■ TASK TO COMPLETE
For the copy, please give all of the data again exactly and leave the pictures out.

____________________

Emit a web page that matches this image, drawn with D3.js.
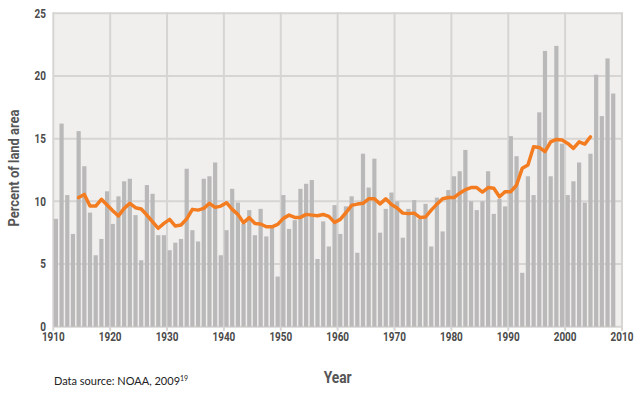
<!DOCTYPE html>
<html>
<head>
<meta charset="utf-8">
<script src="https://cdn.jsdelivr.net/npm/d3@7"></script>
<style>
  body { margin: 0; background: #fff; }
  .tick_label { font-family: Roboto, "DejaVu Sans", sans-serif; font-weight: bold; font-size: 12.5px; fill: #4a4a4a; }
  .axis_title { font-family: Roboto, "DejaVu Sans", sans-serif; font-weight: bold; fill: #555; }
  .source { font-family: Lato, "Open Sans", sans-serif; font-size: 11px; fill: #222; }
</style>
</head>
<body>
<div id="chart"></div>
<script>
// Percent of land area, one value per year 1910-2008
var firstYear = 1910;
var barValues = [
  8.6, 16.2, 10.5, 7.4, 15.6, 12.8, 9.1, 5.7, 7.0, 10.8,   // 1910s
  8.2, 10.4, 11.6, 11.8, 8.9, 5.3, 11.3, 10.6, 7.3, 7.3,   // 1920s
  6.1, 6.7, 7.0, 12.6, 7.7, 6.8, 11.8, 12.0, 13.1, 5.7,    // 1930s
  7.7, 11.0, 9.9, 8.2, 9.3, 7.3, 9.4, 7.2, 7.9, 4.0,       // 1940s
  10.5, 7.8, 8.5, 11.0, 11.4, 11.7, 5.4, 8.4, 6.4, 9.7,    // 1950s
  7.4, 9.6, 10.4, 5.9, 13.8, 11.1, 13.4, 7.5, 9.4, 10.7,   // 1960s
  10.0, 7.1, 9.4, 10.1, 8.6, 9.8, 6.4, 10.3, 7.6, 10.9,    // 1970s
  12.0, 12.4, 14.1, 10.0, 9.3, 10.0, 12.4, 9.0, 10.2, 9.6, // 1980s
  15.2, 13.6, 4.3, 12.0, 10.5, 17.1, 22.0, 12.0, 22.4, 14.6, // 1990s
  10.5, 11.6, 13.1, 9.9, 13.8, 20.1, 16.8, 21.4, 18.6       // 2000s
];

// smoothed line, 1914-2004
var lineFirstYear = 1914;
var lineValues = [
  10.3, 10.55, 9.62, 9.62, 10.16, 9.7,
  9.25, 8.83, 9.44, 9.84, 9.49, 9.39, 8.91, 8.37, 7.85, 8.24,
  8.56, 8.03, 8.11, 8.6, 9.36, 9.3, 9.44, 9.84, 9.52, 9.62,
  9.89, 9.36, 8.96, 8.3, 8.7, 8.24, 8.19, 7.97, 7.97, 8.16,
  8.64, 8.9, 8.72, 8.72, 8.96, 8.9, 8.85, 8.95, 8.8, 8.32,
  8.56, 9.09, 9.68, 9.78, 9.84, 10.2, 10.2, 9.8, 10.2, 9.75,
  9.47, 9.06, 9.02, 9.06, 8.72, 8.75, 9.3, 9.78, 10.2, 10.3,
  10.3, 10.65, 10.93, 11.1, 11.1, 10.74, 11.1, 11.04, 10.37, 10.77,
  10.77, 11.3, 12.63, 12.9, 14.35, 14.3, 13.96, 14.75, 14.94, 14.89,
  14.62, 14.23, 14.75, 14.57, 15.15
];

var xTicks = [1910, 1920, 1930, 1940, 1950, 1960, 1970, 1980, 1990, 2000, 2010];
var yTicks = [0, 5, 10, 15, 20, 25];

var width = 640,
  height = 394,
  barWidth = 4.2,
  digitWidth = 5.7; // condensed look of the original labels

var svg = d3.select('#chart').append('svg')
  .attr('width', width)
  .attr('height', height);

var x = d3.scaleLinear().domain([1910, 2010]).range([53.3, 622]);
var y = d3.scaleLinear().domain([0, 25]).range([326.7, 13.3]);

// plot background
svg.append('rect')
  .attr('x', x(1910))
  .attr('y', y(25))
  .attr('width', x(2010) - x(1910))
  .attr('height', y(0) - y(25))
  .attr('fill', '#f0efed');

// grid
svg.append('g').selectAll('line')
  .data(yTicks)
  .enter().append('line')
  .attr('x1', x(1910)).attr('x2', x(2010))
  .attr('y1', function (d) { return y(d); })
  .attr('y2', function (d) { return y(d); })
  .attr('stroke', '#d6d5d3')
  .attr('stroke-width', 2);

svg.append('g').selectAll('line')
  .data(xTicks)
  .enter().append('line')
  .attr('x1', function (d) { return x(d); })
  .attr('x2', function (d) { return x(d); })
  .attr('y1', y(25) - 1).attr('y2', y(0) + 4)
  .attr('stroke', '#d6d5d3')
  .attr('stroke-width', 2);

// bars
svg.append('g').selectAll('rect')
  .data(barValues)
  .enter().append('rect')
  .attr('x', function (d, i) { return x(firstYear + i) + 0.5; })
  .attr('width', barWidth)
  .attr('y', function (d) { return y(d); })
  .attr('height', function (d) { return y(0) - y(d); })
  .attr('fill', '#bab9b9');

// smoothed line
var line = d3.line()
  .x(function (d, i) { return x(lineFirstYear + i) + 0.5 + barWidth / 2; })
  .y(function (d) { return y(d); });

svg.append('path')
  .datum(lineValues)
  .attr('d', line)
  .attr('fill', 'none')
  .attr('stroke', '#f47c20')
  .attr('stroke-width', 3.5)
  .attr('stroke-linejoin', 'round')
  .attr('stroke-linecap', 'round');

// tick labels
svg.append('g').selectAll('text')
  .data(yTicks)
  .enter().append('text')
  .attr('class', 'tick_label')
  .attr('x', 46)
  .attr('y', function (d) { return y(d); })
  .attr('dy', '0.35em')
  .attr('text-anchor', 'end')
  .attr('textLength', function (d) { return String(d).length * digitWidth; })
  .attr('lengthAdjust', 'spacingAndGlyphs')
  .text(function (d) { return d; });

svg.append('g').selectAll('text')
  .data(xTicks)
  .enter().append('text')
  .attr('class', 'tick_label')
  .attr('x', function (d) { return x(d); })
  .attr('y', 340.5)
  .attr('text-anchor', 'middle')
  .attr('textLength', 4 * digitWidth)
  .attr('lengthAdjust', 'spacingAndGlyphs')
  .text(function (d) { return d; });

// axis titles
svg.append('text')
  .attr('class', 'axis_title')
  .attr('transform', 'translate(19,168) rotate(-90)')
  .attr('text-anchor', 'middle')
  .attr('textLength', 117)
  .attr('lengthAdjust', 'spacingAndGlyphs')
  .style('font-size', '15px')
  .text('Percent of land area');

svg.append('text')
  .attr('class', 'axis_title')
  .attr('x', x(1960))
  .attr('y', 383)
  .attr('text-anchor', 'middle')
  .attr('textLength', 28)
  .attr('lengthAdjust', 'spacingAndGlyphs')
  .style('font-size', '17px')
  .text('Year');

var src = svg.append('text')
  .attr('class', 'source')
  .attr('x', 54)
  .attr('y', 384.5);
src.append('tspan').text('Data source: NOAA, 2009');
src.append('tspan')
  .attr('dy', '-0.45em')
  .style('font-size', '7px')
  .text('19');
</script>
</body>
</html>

____________________

■ WRITTEN ANSWER
Emit a web page that matches this image, drawn with D3.js.
<!DOCTYPE html>
<html>
<head>
<meta charset="utf-8">
<script src="https://cdn.jsdelivr.net/npm/d3@7"></script>
<style>
  body { margin: 0; background: #fff; }
  .tick_label { font-family: Roboto, "DejaVu Sans", sans-serif; font-weight: bold; font-size: 12.5px; fill: #4a4a4a; }
  .axis_title { font-family: Roboto, "DejaVu Sans", sans-serif; font-weight: bold; fill: #555; }
  .source { font-family: Lato, "Open Sans", sans-serif; font-size: 11px; fill: #222; }
</style>
</head>
<body>
<div id="chart"></div>
<script>
// Percent of land area, one value per year 1910-2008
var firstYear = 1910;
var barValues = [
  8.6, 16.2, 10.5, 7.4, 15.6, 12.8, 9.1, 5.7, 7.0, 10.8,   // 1910s
  8.2, 10.4, 11.6, 11.8, 8.9, 5.3, 11.3, 10.6, 7.3, 7.3,   // 1920s
  6.1, 6.7, 7.0, 12.6, 7.7, 6.8, 11.8, 12.0, 13.1, 5.7,    // 1930s
  7.7, 11.0, 9.9, 8.2, 9.3, 7.3, 9.4, 7.2, 7.9, 4.0,       // 1940s
  10.5, 7.8, 8.5, 11.0, 11.4, 11.7, 5.4, 8.4, 6.4, 9.7,    // 1950s
  7.4, 9.6, 10.4, 5.9, 13.8, 11.1, 13.4, 7.5, 9.4, 10.7,   // 1960s
  10.0, 7.1, 9.4, 10.1, 8.6, 9.8, 6.4, 10.3, 7.6, 10.9,    // 1970s
  12.0, 12.4, 14.1, 10.0, 9.3, 10.0, 12.4, 9.0, 10.2, 9.6, // 1980s
  15.2, 13.6, 4.3, 12.0, 10.5, 17.1, 22.0, 12.0, 22.4, 14.6, // 1990s
  10.5, 11.6, 13.1, 9.9, 13.8, 20.1, 16.8, 21.4, 18.6       // 2000s
];

// smoothed line, 1914-2004
var lineFirstYear = 1914;
var lineValues = [
  10.3, 10.55, 9.62, 9.62, 10.16, 9.7,
  9.25, 8.83, 9.44, 9.84, 9.49, 9.39, 8.91, 8.37, 7.85, 8.24,
  8.56, 8.03, 8.11, 8.6, 9.36, 9.3, 9.44, 9.84, 9.52, 9.62,
  9.89, 9.36, 8.96, 8.3, 8.7, 8.24, 8.19, 7.97, 7.97, 8.16,
  8.64, 8.9, 8.72, 8.72, 8.96, 8.9, 8.85, 8.95, 8.8, 8.32,
  8.56, 9.09, 9.68, 9.78, 9.84, 10.2, 10.2, 9.8, 10.2, 9.75,
  9.47, 9.06, 9.02, 9.06, 8.72, 8.75, 9.3, 9.78, 10.2, 10.3,
  10.3, 10.65, 10.93, 11.1, 11.1, 10.74, 11.1, 11.04, 10.37, 10.77,
  10.77, 11.3, 12.63, 12.9, 14.35, 14.3, 13.96, 14.75, 14.94, 14.89,
  14.62, 14.23, 14.75, 14.57, 15.15
];

var xTicks = [1910, 1920, 1930, 1940, 1950, 1960, 1970, 1980, 1990, 2000, 2010];
var yTicks = [0, 5, 10, 15, 20, 25];

var width = 640,
  height = 394,
  barWidth = 4.2,
  digitWidth = 5.7; // condensed look of the original labels

var svg = d3.select('#chart').append('svg')
  .attr('width', width)
  .attr('height', height);

var x = d3.scaleLinear().domain([1910, 2010]).range([53.3, 622]);
var y = d3.scaleLinear().domain([0, 25]).range([326.7, 13.3]);

// plot background
svg.append('rect')
  .attr('x', x(1910))
  .attr('y', y(25))
  .attr('width', x(2010) - x(1910))
  .attr('height', y(0) - y(25))
  .attr('fill', '#f0efed');

// grid
svg.append('g').selectAll('line')
  .data(yTicks)
  .enter().append('line')
  .attr('x1', x(1910)).attr('x2', x(2010))
  .attr('y1', function (d) { return y(d); })
  .attr('y2', function (d) { return y(d); })
  .attr('stroke', '#d6d5d3')
  .attr('stroke-width', 2);

svg.append('g').selectAll('line')
  .data(xTicks)
  .enter().append('line')
  .attr('x1', function (d) { return x(d); })
  .attr('x2', function (d) { return x(d); })
  .attr('y1', y(25) - 1).attr('y2', y(0) + 4)
  .attr('stroke', '#d6d5d3')
  .attr('stroke-width', 2);

// bars
svg.append('g').selectAll('rect')
  .data(barValues)
  .enter().append('rect')
  .attr('x', function (d, i) { return x(firstYear + i) + 0.5; })
  .attr('width', barWidth)
  .attr('y', function (d) { return y(d); })
  .attr('height', function (d) { return y(0) - y(d); })
  .attr('fill', '#bab9b9');

// smoothed line
var line = d3.line()
  .x(function (d, i) { return x(lineFirstYear + i) + 0.5 + barWidth / 2; })
  .y(function (d) { return y(d); });

svg.append('path')
  .datum(lineValues)
  .attr('d', line)
  .attr('fill', 'none')
  .attr('stroke', '#f47c20')
  .attr('stroke-width', 3.5)
  .attr('stroke-linejoin', 'round')
  .attr('stroke-linecap', 'round');

// tick labels
svg.append('g').selectAll('text')
  .data(yTicks)
  .enter().append('text')
  .attr('class', 'tick_label')
  .attr('x', 46)
  .attr('y', function (d) { return y(d); })
  .attr('dy', '0.35em')
  .attr('text-anchor', 'end')
  .attr('textLength', function (d) { return String(d).length * digitWidth; })
  .attr('lengthAdjust', 'spacingAndGlyphs')
  .text(function (d) { return d; });

svg.append('g').selectAll('text')
  .data(xTicks)
  .enter().append('text')
  .attr('class', 'tick_label')
  .attr('x', function (d) { return x(d); })
  .attr('y', 340.5)
  .attr('text-anchor', 'middle')
  .attr('textLength', 4 * digitWidth)
  .attr('lengthAdjust', 'spacingAndGlyphs')
  .text(function (d) { return d; });

// axis titles
svg.append('text')
  .attr('class', 'axis_title')
  .attr('transform', 'translate(19,168) rotate(-90)')
  .attr('text-anchor', 'middle')
  .attr('textLength', 117)
  .attr('lengthAdjust', 'spacingAndGlyphs')
  .style('font-size', '15px')
  .text('Percent of land area');

svg.append('text')
  .attr('class', 'axis_title')
  .attr('x', x(1960))
  .attr('y', 383)
  .attr('text-anchor', 'middle')
  .attr('textLength', 28)
  .attr('lengthAdjust', 'spacingAndGlyphs')
  .style('font-size', '17px')
  .text('Year');

var src = svg.append('text')
  .attr('class', 'source')
  .attr('x', 54)
  .attr('y', 384.5);
src.append('tspan').text('Data source: NOAA, 2009');
src.append('tspan')
  .attr('dy', '-0.45em')
  .style('font-size', '7px')
  .text('19');
</script>
</body>
</html>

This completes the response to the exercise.